#### [Required work]
Copy every line that mentions the word "chart".

#### [Supplied material]

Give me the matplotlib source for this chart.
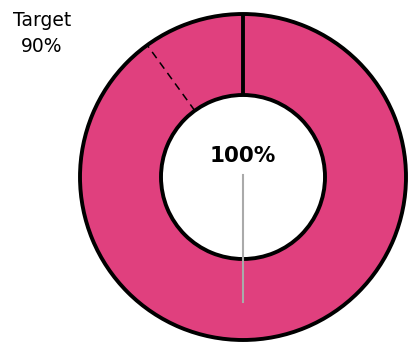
import numpy as np
import matplotlib.pyplot as plt

value = 100      # percent achieved
target = 90      # percent target
target_label = 'Target'

fig = plt.figure(figsize=(4.09, 3.43), dpi=100)
ax = fig.add_axes([0, 0, 1, 1])

cx, cy = 243, 166
r_out, r_in = 163, 82

ax.pie([value, 100 - value], colors=['#E0407E', 'white'], startangle=90, counterclock=False,
       center=(cx, cy), radius=r_out, frame=True,
       wedgeprops=dict(width=r_out - r_in, edgecolor='black', linewidth=2.8))
ax.set_xlim(0, 409)
ax.set_ylim(0, 343)
ax.set_aspect('equal')
ax.axis('off')

# target marker (clockwise from top)
ang = np.deg2rad(90 - 360 * target / 100)
ax.plot([cx + r_in * np.cos(ang), cx + r_out * np.cos(ang)],
        [cy + r_in * np.sin(ang), cy + r_out * np.sin(ang)],
        color='black', lw=1.1, ls=(0, (5, 3.5)), zorder=5)

# needle
ax.plot([cx, cx], [cy + 2, cy - 125], color='#aaaaaa', lw=1.5, zorder=6)

ax.text(cx, 343 - 156, f'{value}%', ha='center', va='center', fontsize=15.5, fontweight='bold')
ax.text(42, 343 - 21, target_label, ha='center', va='center', fontsize=13.5)
ax.text(42, 343 - 46, f'{target}%', ha='center', va='center', fontsize=13.5)

fig.savefig('out.png', dpi=100)
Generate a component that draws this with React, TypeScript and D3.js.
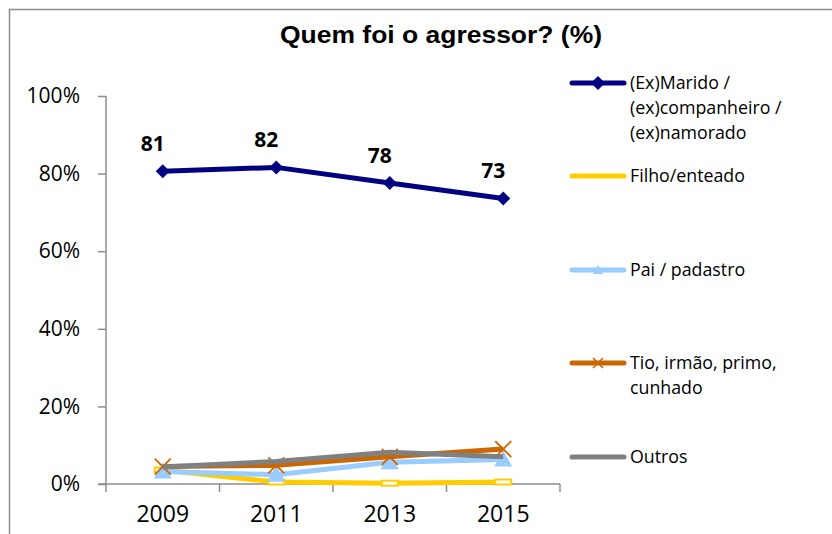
import React, { useRef, useEffect } from 'react'
import * as d3 from 'd3'

const years = ['2009', '2011', '2013', '2015']
const yTicks = [0, 20, 40, 60, 80, 100]
const marido = [80.6, 81.6, 77.6, 73.6]
const filho = [3.6, 0.5, 0.2, 0.5]
const pai = [3.2, 2.4, 5.6, 6.3]
const tio = [4.5, 4.8, 7.0, 9.0]
const outros = [4.4, 5.8, 8.2, 7.0]
const maridoLabels = ['81', '82', '78', '73']

const series = [
  { name: ['(Ex)Marido /', '(ex)companheiro /', '(ex)namorado'], values: marido, color: '#000080', marker: 'diamond', legendY: 83 },
  { name: ['Filho/enteado'], values: filho, color: '#FFCC00', marker: 'dash', legendY: 176 },
  { name: ['Pai / padastro'], values: pai, color: '#99CCFF', marker: 'triangle', legendY: 270 },
  { name: ['Tio, irmão, primo,', 'cunhado'], values: tio, color: '#CC6600', marker: 'x', legendY: 363 },
  { name: ['Outros'], values: outros, color: '#808080', marker: 'none', legendY: 457 },
]

const font = '"Open Sans", sans-serif'

export default function App() {
  const svgRef = useRef<SVGSVGElement>(null)

  useEffect(() => {
    if (!svgRef.current) return
    const svg = d3.select(svgRef.current)
    svg.selectAll('*').remove()

    const width = 832
    const height = 534
    const m = { l: 106, r: 272, t: 96, b: 50 }

    svg.append('rect').attr('width', width).attr('height', height).attr('fill', '#fff')
    // chart frame: only top and left edges fall inside the picture
    svg.append('path').attr('d', `M9.5,${height} V9.5 H${width}`)
      .attr('fill', 'none').attr('stroke', '#8c8c8c').attr('stroke-width', 1.5)

    const x = d3.scaleBand().domain(years).range([m.l, width - m.r]).padding(0)
    const y = d3.scaleLinear().domain([0, 100]).range([height - m.b, m.t])
    const cx = (i: number) => (x(years[i]) as number) + x.bandwidth() / 2

    svg.append('text').attr('x', 441).attr('y', 43).attr('text-anchor', 'middle')
      .attr('font-family', 'Arial, "Liberation Sans", sans-serif').attr('font-weight', 'bold')
      .attr('font-size', 23).attr('textLength', 322).attr('lengthAdjust', 'spacingAndGlyphs')
      .text('Quem foi o agressor? (%)')

    const yAxis = svg.append('g').attr('transform', `translate(${m.l},0)`)
      .call(d3.axisLeft(y).tickValues(yTicks).tickSize(8).tickPadding(18).tickFormat(d => `${d}%`))
    yAxis.selectAll('text').attr('font-size', 21).attr('font-family', font).attr('fill', '#000')
    yAxis.select('.domain').remove()
    yAxis.append('line').attr('y1', y(0)).attr('y2', y(100)).attr('stroke', '#8c8c8c').attr('stroke-width', 1.5)
    yAxis.selectAll('.tick line').attr('stroke', '#8c8c8c').attr('stroke-width', 1.5)

    const xAxis = svg.append('g').attr('transform', `translate(0,${y(0)})`)
      .call(d3.axisBottom(x).tickSize(0).tickPadding(22))
    xAxis.selectAll('text').attr('font-size', 23).attr('font-family', font).attr('fill', '#000')
    xAxis.select('.domain').remove()
    xAxis.append('line').attr('x1', m.l - 8).attr('x2', width - m.r).attr('stroke', '#8c8c8c').attr('stroke-width', 1.5)
    const bounds = years.map(yr => x(yr) as number).concat([width - m.r])
    xAxis.selectAll('.bound').data(bounds).enter().append('line')
      .attr('x1', d => d).attr('x2', d => d).attr('y1', 0).attr('y2', 8)
      .attr('stroke', '#8c8c8c').attr('stroke-width', 1.5)

    const line = d3.line<number>().x((_, i) => cx(i)).y(d => y(d))

    const drawMarker = (g: any, kind: string, color: string, px: number, py: number) => {
      if (kind === 'diamond') {
        g.append('path').attr('d', `M${px},${py - 7}L${px + 7},${py}L${px},${py + 7}L${px - 7},${py}Z`).attr('fill', color)
      } else if (kind === 'dash') {
        g.append('rect').attr('x', px - 8).attr('y', py - 2.5).attr('width', 16).attr('height', 5)
          .attr('fill', '#fff').attr('stroke', color).attr('stroke-width', 2)
      } else if (kind === 'triangle') {
        g.append('path').attr('d', `M${px},${py - 9}L${px + 9},${py + 7}L${px - 9},${py + 7}Z`).attr('fill', color)
      } else if (kind === 'x') {
        g.append('path').attr('d', `M${px - 8},${py - 8}L${px + 8},${py + 8}M${px + 8},${py - 8}L${px - 8},${py + 8}`)
          .attr('stroke', color).attr('stroke-width', 1.8)
      }
    }

    series.forEach(s => {
      const g = svg.append('g')
      g.append('path').datum(s.values).attr('d', line).attr('fill', 'none')
        .attr('stroke', s.color).attr('stroke-width', 5).attr('stroke-linejoin', 'round')
      s.values.forEach((v, i) => drawMarker(g, s.marker, s.color, cx(i), y(v)))
    })

    svg.selectAll('.dlabel').data(marido).enter().append('text')
      .attr('x', (_, i) => cx(i) - 10).attr('y', d => y(d) - 20)
      .attr('text-anchor', 'middle').attr('font-family', font).attr('font-weight', 'bold')
      .attr('font-size', 21).text((_, i) => maridoLabels[i])

    const lg = svg.append('g')
    series.forEach(s => {
      lg.append('line').attr('x1', 572).attr('x2', 624).attr('y1', s.legendY).attr('y2', s.legendY)
        .attr('stroke', s.color).attr('stroke-width', 5).attr('stroke-linecap', 'round')
      const mk = lg.append('g')
      if (s.marker === 'diamond') drawMarker(mk, 'diamond', s.color, 598, s.legendY)
      if (s.marker === 'triangle') {
        mk.append('path').attr('d', `M598,${s.legendY - 5}L603,${s.legendY + 4}L593,${s.legendY + 4}Z`).attr('fill', s.color)
      }
      if (s.marker === 'x') {
        mk.append('path').attr('d', `M593,${s.legendY - 5}L603,${s.legendY + 5}M603,${s.legendY - 5}L593,${s.legendY + 5}`)
          .attr('stroke', s.color).attr('stroke-width', 1.5)
      }
      s.name.forEach((t, j) => {
        lg.append('text').attr('x', 630).attr('y', s.legendY + j * 25).attr('dy', '0.36em')
          .attr('font-family', font).attr('font-size', 17.8).text(t)
      })
    })
  }, [])

  return <svg ref={svgRef} width={832} height={534} style={{ position: 'absolute', left: 0, top: 0 }} />
}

#### [Task output]
Give me the matplotlib source for this chart.
    // chart frame: only top and left edges fall inside the picture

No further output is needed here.